За столом мы поем маме поздравление с днем рождения, это идея Олеи, мама соглашается на «С днем рождения тебя». «Ура тебе» она не осилит, исполняя эту песню надо слишком много прыгать и скакать. Марта, Кристоффер и Стейн поют во весь голос, я пою тихо, мне не хватает воздуха. Я никому не стану мамой, у меня не будет взрослых детей, которые смогут спеть мне поздравительную песню, когда мне исполнится шестьдесят пять, я не буду ничьей бабушкой и у меня не будет внуков, которые захотят отметить со мной Рождество. Во мне будто пропасть разверзлась, я вглядываюсь во что-то пустое, черное и огромное, я пою: «С днем рождения, мама, с днем рожденья тебя», мне такого не споют, слишком поздно. Дышать квадратом: вдохнуть, посмотреть наверх, выдохнуть, посмотреть вправо, вдохнуть, посмотреть вниз, выдохнуть, посмотреть налево, — я проделываю это несколько раз подряд, пока остальные разговаривают.

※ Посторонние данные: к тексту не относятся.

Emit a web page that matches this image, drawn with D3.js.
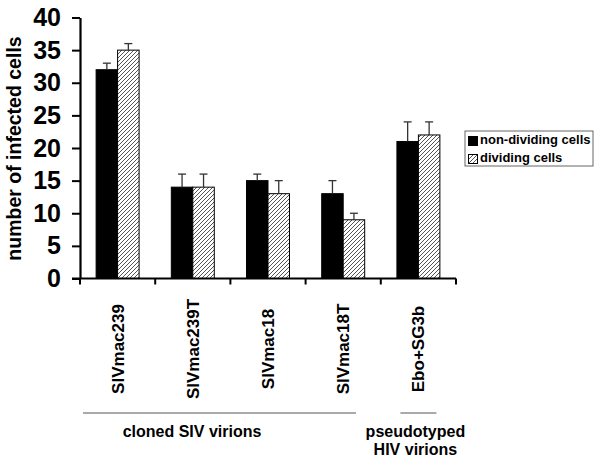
<!DOCTYPE html>
<html>
<head>
<meta charset="utf-8">
<script src="https://cdn.jsdelivr.net/npm/d3@7"></script>
<style>
  html, body { margin: 0; padding: 0; background: #fff; }
  svg { display: block; font-family: "Liberation Sans", Arial, sans-serif; }
</style>
</head>
<body>
<svg id="chart" width="600" height="461"></svg>
<script>
// ---- data ----
const categories = ["SIVmac239", "SIVmac239T", "SIVmac18", "SIVmac18T", "Ebo+SG3b"];
const seriesNames = ["non-dividing cells", "dividing cells"];
const nonDividing = [32, 14, 15, 13, 21];
const nonDividingErr = [1, 2, 1, 2, 3];
const dividing = [35, 14, 13, 9, 22];
const dividingErr = [1, 2, 2, 1, 2];
const yTicks = [0, 5, 10, 15, 20, 25, 30, 35, 40];
const groupLabels = [["cloned SIV virions"], ["pseudotyped", "HIV virions"]];
const groupMembers = [[0, 1, 2, 3], [4]];

const svg = d3.select("#chart");
const defs = svg.append("defs");
const pat = defs.append("pattern")
  .attr("id", "hatch").attr("patternUnits", "userSpaceOnUse")
  .attr("width", 4).attr("height", 4);
pat.append("rect").attr("width", 4).attr("height", 4).attr("fill", "#fff");
pat.append("path").attr("d", "M-1,1 l2,-2 M0,4 l4,-4 M3,5 l2,-2")
  .attr("stroke", "#555").attr("stroke-width", 1);

const x = d3.scaleBand().domain(categories).range([80, 456]).paddingInner(0).paddingOuter(0);
const x1 = d3.scaleBand().domain(seriesNames).range([0, x.bandwidth()]).paddingInner(0).paddingOuter(0.75);
const y = d3.scaleLinear().domain([0, 40]).range([278.5, 17.5]);

const values = [nonDividing, dividing];
const errs = [nonDividingErr, dividingErr];
const fills = ["#000", "url(#hatch)"];

// bars
seriesNames.forEach((s, si) => {
  const g = svg.append("g");
  g.selectAll("rect").data(categories).join("rect")
    .attr("x", (c) => x(c) + x1(s))
    .attr("y", (c, i) => y(values[si][i]))
    .attr("width", x1.bandwidth())
    .attr("height", (c, i) => y(0) - y(values[si][i]))
    .attr("fill", fills[si])
    .attr("stroke", "#000").attr("stroke-width", 1);
  // error bars (upward only)
  const eg = svg.append("g").attr("stroke", "#333").attr("stroke-width", 1.3);
  categories.forEach((c, i) => {
    const cx = x(c) + x1(s) + x1.bandwidth() / 2;
    const top = y(values[si][i] + errs[si][i]);
    eg.append("line").attr("x1", cx).attr("x2", cx).attr("y1", y(values[si][i])).attr("y2", top);
    eg.append("line").attr("x1", cx - 4).attr("x2", cx + 4).attr("y1", top).attr("y2", top);
  });
});

// y axis
const yAxis = svg.append("g").attr("transform", "translate(80,0)")
  .call(d3.axisLeft(y).tickValues(yTicks).tickSize(8).tickSizeOuter(0).tickPadding(11));
yAxis.select(".domain").attr("stroke-width", 2.2);
yAxis.selectAll(".tick line").attr("stroke-width", 2);
yAxis.selectAll(".tick text").attr("font-size", 25).attr("font-weight", "bold")
  .attr("font-family", "'Liberation Sans', Arial, sans-serif").attr("fill", "#000");

// x axis line and boundary ticks
const xAxis = svg.append("g").attr("transform", `translate(0,${y(0)})`);
xAxis.append("line").attr("x1", 72).attr("x2", x.range()[1]).attr("y1", 0).attr("y2", 0)
  .attr("stroke", "#000").attr("stroke-width", 2.2);
const bounds = categories.map((c) => x(c)).concat([x.range()[1]]);
xAxis.selectAll("line.bt").data(bounds).join("line").attr("class", "bt")
  .attr("x1", (d) => d).attr("x2", (d) => d).attr("y1", 0).attr("y2", 6)
  .attr("stroke", "#000").attr("stroke-width", 2);

// category labels
svg.append("g").selectAll("text").data(categories).join("text")
  .attr("transform", (c) => `translate(${x(c) + x.bandwidth() / 2 + 6},349) rotate(-90)`)
  .attr("text-anchor", "middle").attr("font-size", 17).attr("font-weight", "bold")
  .text((c) => c);

// y title
svg.append("text").attr("transform", "translate(21,148.5) rotate(-90)")
  .attr("text-anchor", "middle").attr("font-size", 19.5).attr("font-weight", "bold")
  .text("number of infected cells");

// group lines and labels
const bw = x.bandwidth();
const g1 = groupMembers[0];
svg.append("line")
  .attr("x1", x(categories[g1[0]]) + 3).attr("x2", x(categories[g1[g1.length - 1]]) + bw * 0.67)
  .attr("y1", 413).attr("y2", 413).attr("stroke", "#555").attr("stroke-width", 1);
svg.append("text").attr("x", 192).attr("y", 437).attr("text-anchor", "middle")
  .attr("font-size", 16).attr("font-weight", "bold").text(groupLabels[0][0]);
const c2 = x(categories[groupMembers[1][0]]) + bw / 2;
svg.append("line").attr("x1", c2 - 18).attr("x2", c2 + 18)
  .attr("y1", 413).attr("y2", 413).attr("stroke", "#555").attr("stroke-width", 1);
svg.append("g").selectAll("text").data(groupLabels[1]).join("text")
  .attr("x", c2 - 3).attr("y", (d, i) => 437 + i * 18).attr("text-anchor", "middle")
  .attr("font-size", 16).attr("font-weight", "bold").text((d) => d);

// legend
const lg = svg.append("g").attr("transform", "translate(465,131)");
lg.append("rect").attr("width", 128).attr("height", 35).attr("fill", "#fff")
  .attr("stroke", "#666").attr("stroke-width", 1);
seriesNames.forEach((s, i) => {
  lg.append("rect").attr("x", 3.5).attr("y", 5.5 + i * 18).attr("width", 9).attr("height", 9)
    .attr("fill", fills[i]).attr("stroke", "#000").attr("stroke-width", 1);
  lg.append("text").attr("x", 15).attr("y", 13 + i * 18)
    .attr("font-size", 13).attr("font-weight", "bold").text(s);
});
</script>
</body>
</html>
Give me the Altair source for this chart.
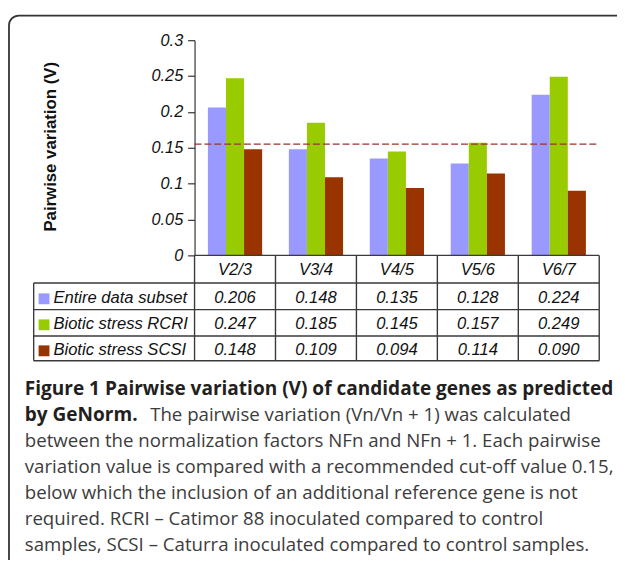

Мы поднимаем за маму бокалы с белым вином, Кристоффер наливает Олее колы, он не смотрит на меня и не смотрит на Марту, я вижу, что сестра тоже пытается поймать его взгляд. Я не буду наливать колу своему ребенку. Я не буду приезжать в гости к своим детям на дачу, мне некого будет навещать. Вода в мисках для полоскания рук мутная, на поверхности плавают кусочки панцирей. Я чищу креветки трясущимися руками и слышу, как восторгаюсь их размером и красотой.
— Самые лучшие креветки бывают в январе и феврале, — говорит Стейн, — когда вода очень холодная.

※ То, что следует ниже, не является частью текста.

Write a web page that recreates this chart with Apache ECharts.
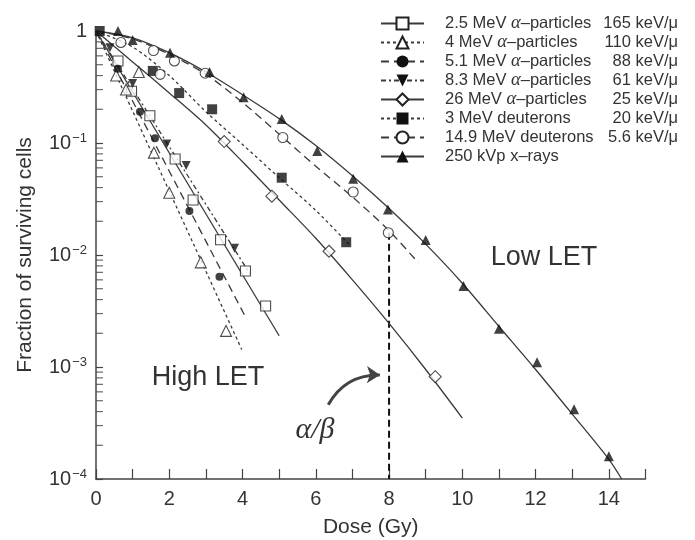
<!DOCTYPE html>
<html>
<head>
<meta charset="utf-8">
<script src="https://cdn.jsdelivr.net/npm/echarts@6/dist/echarts.min.js"></script>
</head>
<body style="margin:0">
<div id="main" style="width:695px;height:540px"></div>
<script type="text/javascript">
// series names and LET values, as in the legend
var seriesNames = [
    '2.5 MeV α–particles', '4 MeV α–particles', '5.1 MeV α–particles', '8.3 MeV α–particles',
    '26 MeV α–particles', '3 MeV deuterons', '14.9 MeV deuterons', '250 kVp x–rays'
];
var letLabels = ['165 keV/μ', '110 keV/μ', '88 keV/μ', '61 keV/μ', '25 keV/μ', '20 keV/μ', '5.6 keV/μ', ''];

// measured points [dose Gy, surviving fraction]
var alpha25Pts = [[0.6, 0.54], [0.97, 0.29], [1.47, 0.175], [2.16, 0.072], [2.65, 0.031], [3.4, 0.0137], [4.08, 0.0072], [4.63, 0.0035]];
var alpha4Pts = [[0.55, 0.40], [0.82, 0.30], [1.17, 0.43], [1.58, 0.082], [2.0, 0.036], [2.86, 0.0086], [3.55, 0.0021]];
var alpha51Pts = [[0.6, 0.46], [1.2, 0.19], [1.61, 0.11], [2.55, 0.0247], [3.37, 0.0064]];
var alpha83Pts = [[0.38, 0.71], [1.0, 0.34], [1.93, 0.098], [2.46, 0.063], [3.78, 0.0115]];
var alpha26Pts = [[3.5, 0.103], [4.8, 0.0335], [6.36, 0.0108], [9.26, 0.00082]];
var deut3Pts = [[0.1, 1.0], [1.55, 0.44], [2.27, 0.279], [3.17, 0.2], [5.07, 0.049], [6.83, 0.013]];
var deut149Pts = [[0.68, 0.79], [1.57, 0.67], [1.75, 0.41], [2.14, 0.54], [2.98, 0.42], [5.1, 0.112], [7.02, 0.0365], [7.98, 0.0158]];
var xrayPts = [[0.6, 1.0], [1.0, 0.83], [2.02, 0.64], [3.1, 0.43], [4.03, 0.256], [5.07, 0.164], [6.04, 0.085], [7.02, 0.048],
    [7.97, 0.0255], [9.0, 0.0136], [10.03, 0.0053], [11.0, 0.0022], [12.04, 0.0011], [13.05, 0.00042], [14.0, 0.00016]];

// fitted curves
var alpha25Fit = [[0, 1], [5.0, 0.0019]];
var alpha4Fit = [[0, 1], [3.98, 0.00143]];
var alpha51Fit = [[0, 1], [4.08, 0.0028]];
var alpha83Fit = [[0, 1], [4.2, 0.0068]];
var alpha26Fit = [[0, 1], [1, 0.53], [2, 0.28], [3, 0.145], [4, 0.068], [5, 0.031], [6, 0.0141], [7, 0.006], [8, 0.00245], [9, 0.00095], [10, 0.00035]];
var deut3Fit = [[0, 1], [1, 0.72], [2, 0.4], [3, 0.19], [4, 0.097], [5, 0.049], [6, 0.025], [6.9, 0.0125]];
var deut149Fit = [[0, 1], [1, 0.85], [2, 0.62], [3, 0.41], [4, 0.23], [5, 0.12], [6, 0.062], [7, 0.033], [8, 0.0165], [8.8, 0.0085]];
var xrayFit = [[0, 1], [1, 0.87], [2, 0.64], [3, 0.43], [4, 0.27], [5, 0.165], [6, 0.095], [7, 0.051], [8, 0.026], [9, 0.0125],
    [10, 0.0056], [11, 0.0023], [12, 0.00095], [13, 0.00038], [14, 0.00015], [14.35, 0.0001]];

// alpha/beta marker and arrow
var alphaBetaLine = [[8, 0.0158], [8, 0.0001]];
var arrowCoords = [[6.34, 0.00046], [7.75, 0.00085]];

// minor ticks of the log axis
var yMinorTicks = [0.0002, 0.0003, 0.0004, 0.0005, 0.0006, 0.0007, 0.0008, 0.0009,
    0.002, 0.003, 0.004, 0.005, 0.006, 0.007, 0.008, 0.009,
    0.02, 0.03, 0.04, 0.05, 0.06, 0.07, 0.08, 0.09,
    0.2, 0.3, 0.4, 0.5, 0.6, 0.7, 0.8, 0.9];

var points = [alpha25Pts, alpha4Pts, alpha51Pts, alpha83Pts, alpha26Pts, deut3Pts, deut149Pts, xrayPts];
var fits = [alpha25Fit, alpha4Fit, alpha51Fit, alpha83Fit, alpha26Fit, deut3Fit, deut149Fit, xrayFit];
var looks = [
    {symbol: 'rect', size: 10, open: true, dash: 'solid'},
    {symbol: 'triangle', size: 11, open: true, dash: [3, 3]},
    {symbol: 'circle', size: 8, open: false, dash: [8, 5]},
    {symbol: 'triangle', size: 9, open: false, dash: [5, 3, 2, 3], rotate: 180},
    {symbol: 'diamond', size: 12, open: true, dash: 'solid'},
    {symbol: 'rect', size: 10, open: false, dash: [3, 3]},
    {symbol: 'circle', size: 10, open: true, dash: [8, 5]},
    {symbol: 'triangle', size: 10, open: false, dash: 'solid'}
];

var FONT = '"Liberation Sans", Arial, sans-serif';
var series = [];

seriesNames.forEach(function (name, i) {
    var lk = looks[i];
    var itemStyle = lk.open
        ? {color: '#fff', borderColor: '#222', borderWidth: 1.1}
        : {color: '#111', borderWidth: 0};
    series.push({
        type: 'line',
        name: name,
        data: fits[i],
        showSymbol: false,
        symbol: lk.symbol,
        symbolRotate: lk.rotate || 0,
        smooth: 0.3,
        itemStyle: itemStyle,
        lineStyle: {color: '#3a3a3a', width: 1.3, type: lk.dash},
        silent: true,
        z: 2
    });
    series.push({
        type: 'scatter',
        name: name + ' data',
        data: points[i],
        symbol: lk.symbol,
        symbolSize: lk.size,
        symbolRotate: lk.rotate || 0,
        itemStyle: itemStyle,
        clip: false,
        silent: true,
        z: 3
    });
});

series.push({
    type: 'scatter',
    name: 'minor ticks',
    data: yMinorTicks.map(function (v) { return [0, v]; }),
    symbol: 'rect',
    symbolSize: [7, 1.2],
    symbolOffset: [3.5, 0],
    itemStyle: {color: '#444'},
    clip: false,
    silent: true,
    z: 1
});

series.push({
    type: 'line',
    name: 'alpha/beta',
    data: alphaBetaLine,
    showSymbol: false,
    lineStyle: {color: '#111', width: 2, type: [7, 4]},
    silent: true,
    z: 1
});

series.push({
    type: 'lines',
    coordinateSystem: 'cartesian2d',
    data: [{coords: arrowCoords}],
    symbol: ['none', 'arrow'],
    symbolSize: 13,
    lineStyle: {color: '#444', width: 3, curveness: 0.3, opacity: 1},
    silent: true,
    z: 4
});

var myChart = echarts.init(document.getElementById('main'));

option = {
    animation: false,
    backgroundColor: '#fff',
    grid: {left: 96, right: 49.5, top: 31, bottom: 61, outerBoundsMode: 'none'},
    xAxis: {
        type: 'value',
        min: 0,
        max: 15,
        interval: 1,
        name: 'Dose (Gy)',
        nameLocation: 'middle',
        nameGap: 38,
        nameTextStyle: {fontSize: 21, color: '#333', fontFamily: FONT},
        axisLine: {lineStyle: {color: '#444', width: 1.5}},
        axisTick: {inside: true, length: 10, lineStyle: {color: '#444', width: 1.2}},
        axisLabel: {
            fontSize: 20, color: '#333', fontFamily: FONT, margin: 10,
            formatter: function (v) { return v % 2 === 0 ? String(v) : ''; }
        },
        splitLine: {show: false}
    },
    yAxis: {
        type: 'log',
        logBase: 10,
        min: 0.0001,
        max: 1,
        name: 'Fraction of surviving cells',
        nameLocation: 'middle',
        nameGap: 60,
        nameTextStyle: {fontSize: 21, color: '#333', fontFamily: FONT},
        axisLine: {show: true, lineStyle: {color: '#444', width: 1.5}},
        axisTick: {inside: true, length: 7, lineStyle: {color: '#444', width: 1.2}},
        axisLabel: {
            fontSize: 20, color: '#333', fontFamily: FONT, margin: 9,
            formatter: function (v) {
                var e = Math.round(Math.log10(v));
                return e === 0 ? '1' : '10{s|−' + (-e) + '}';
            },
            rich: {s: {fontSize: 13, color: '#333', fontFamily: FONT, verticalAlign: 'top', padding: [0, 0, 9, 1]}}
        },
        splitLine: {show: false}
    },
    legend: {
        data: seriesNames,
        orient: 'vertical',
        left: 380,
        top: 14,
        padding: 0,
        itemWidth: 43,
        itemHeight: 15,
        itemGap: 0,
        selectedMode: false,
        formatter: function (name) {
            return '{sp| }' + name.replace('α', '{g|α}');
        },
        textStyle: {
            fontSize: 16.5, color: '#333', fontFamily: FONT, lineHeight: 19,
            rich: {
                sp: {width: 16},
                g: {fontSize: 18.5, fontStyle: 'italic', fontFamily: '"Liberation Serif", serif', color: '#333', lineHeight: 19}
            }
        }
    },
    graphic: [
        {
            type: 'text', right: 17, top: 14,
            style: {text: letLabels.join('\n'), font: '16.5px ' + FONT, fill: '#333', textAlign: 'right', align: 'right', lineHeight: 19}
        },
        {
            type: 'text', x: 208, y: 378,
            style: {text: 'High LET', font: '27px ' + FONT, fill: '#333', align: 'center', verticalAlign: 'middle', textAlign: 'center', textVerticalAlign: 'middle'}
        },
        {
            type: 'text', x: 544, y: 258,
            style: {text: 'Low LET', font: '27px ' + FONT, fill: '#333', align: 'center', verticalAlign: 'middle', textAlign: 'center', textVerticalAlign: 'middle'}
        },
        {
            type: 'text', x: 315, y: 430,
            style: {text: 'α/β', font: 'italic 30px "Liberation Serif", serif', fill: '#333', align: 'center', verticalAlign: 'middle', textAlign: 'center', textVerticalAlign: 'middle'}
        }
    ],
    series: series
};

myChart.setOption(option);
</script>
</body>
</html>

Я красиво раскладываю креветки на куске хлеба и рисую зигзаг майонезом, поливаю сверху лимоном и протираю пальцы его остатком, чтобы избавиться от запаха, но в состоянии проглотить только маленький кусочек, бутерброд остается недоеденным. Я вспоминаю, сколько раз мы ели здесь креветки, когда я была маленькой, папа чистил мне их, он складывал все креветки кучей в центре куска хлеба; воспоминания причиняют боль. Я постукиваю по бокалу и поднимаюсь, мне приходится постучать еще раз, потому что Олея и Стейн громко обсуждают Свинку Пеппу, Кристоффер шикает на них. Мама складывает руки, улыбается и поднимает подбородок в ожидании. Странно стоять на расстоянии меньше метра от стола и готовиться произнести речь, выражения лиц присутствующих кажутся слишком торжественными, вежливыми и заинтересованными, такими они и должны быть во время речи, хотя эту речь произношу всего лишь я и только для шестерых собравшихся.
— Дорогая мама, — начинаю я и шуршу бумагой, где записала ключевые слова. — Странно думать о том, что тебе исполнилось шестьдесят пять. Нам с Мартой постоянно говорят, что мы унаследовали хорошие гены, ведь наша мама так молодо выглядит.
Мой голос звучит почти обыденно, щеки снова раскраснелись. Кристоффер улыбается, Стейн гордо смотрит на маму. Марта чистит креветки для Олеи и складывает их на ее тарелку, пока я говорю, еще одну, и еще одну, и еще одну.
— Возраст — странная штука, — продолжаю я. — Я помню, как ты получила открытку с надписью «В сорок жизнь только начинается», такие открытки в восьмидесятые годы были очень популярны. Помнишь?